L’image manquante ***1/2
Qual’e’ l’immagine mancante, che il regista Rithy Panh sta cercando?
Difficile a dirsi. E’ forse quella capace di dare un senso ai quattro anni della dittatura di Pol Pot e dei Khmer Rossi in Cambogia. O quella che riporti alla memoria il ricordo della propria famiglia, sterminata nel terrore cupo del regime.
Per rispondere al colpo di Stato del generale Lon Nol, aiutato dalla CIA nel 1970, il vecchio sovrano Sihanouk si alleo’ con il Partito Comunista della Kampucea e riprese il potere assieme quest’ultimo, prima nelle campagne e quindi conquistando la capitale Phneom Penh.
I Khmer Rossi imposero la dittatura del proletariato nel 1975 ed instaurarono un regime di atroce tirannia, deportando tutta la popolazione nelle campagne ed impiegandola in massacranti campi di lavoro.
La repressione di ogni opposizione politica e le condizioni di lavoro disumane dei campi, determinarono la morte di circa un milione e mezzo di cambogiani, su una popolazione complessiva di 7 milioni.

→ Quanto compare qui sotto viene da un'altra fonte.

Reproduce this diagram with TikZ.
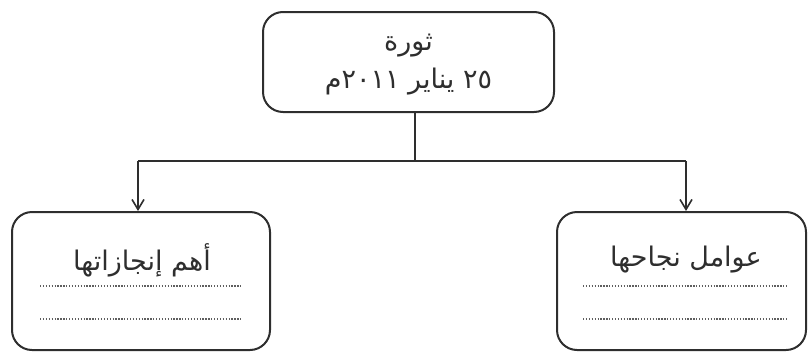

Un genocidio inarrestabile, che Rithy Pan racconta in due modi: con le immagini ufficiali, che la propaganda di Pol Pot aveva fatto girare, per magnificare le sorti progressive del paese e con la messa in scena di quelle mancanti attraverso centinaia di piccoli pupazzi di terracotta, costruiti e filmati dal regista in modo originalissimo e poetico.
La voce dell’autore si presta ad un viaggio nella memoria della propria famiglia e del proprio paese. Un esercizio doloroso e tragico di ricostruzione di quegli anni rimossi, di quelle immagini mancanti. Un viaggio emozionante e travolgente che cerca di colmare il vuoto di una memoria collettiva rimossa e cancellata.
Nel raccontare lo sterminio fanatico di un intero paese e quello dei propri genitori e del fratello, Rithy Panh cerca di mantenere la giusta distanza, tra il fortissimo coinvolgimento personale e questa strana forma di animazione, riuscendoci alla perfezione.
Un capolavoro che emoziona, ferisce, commuove profondamente.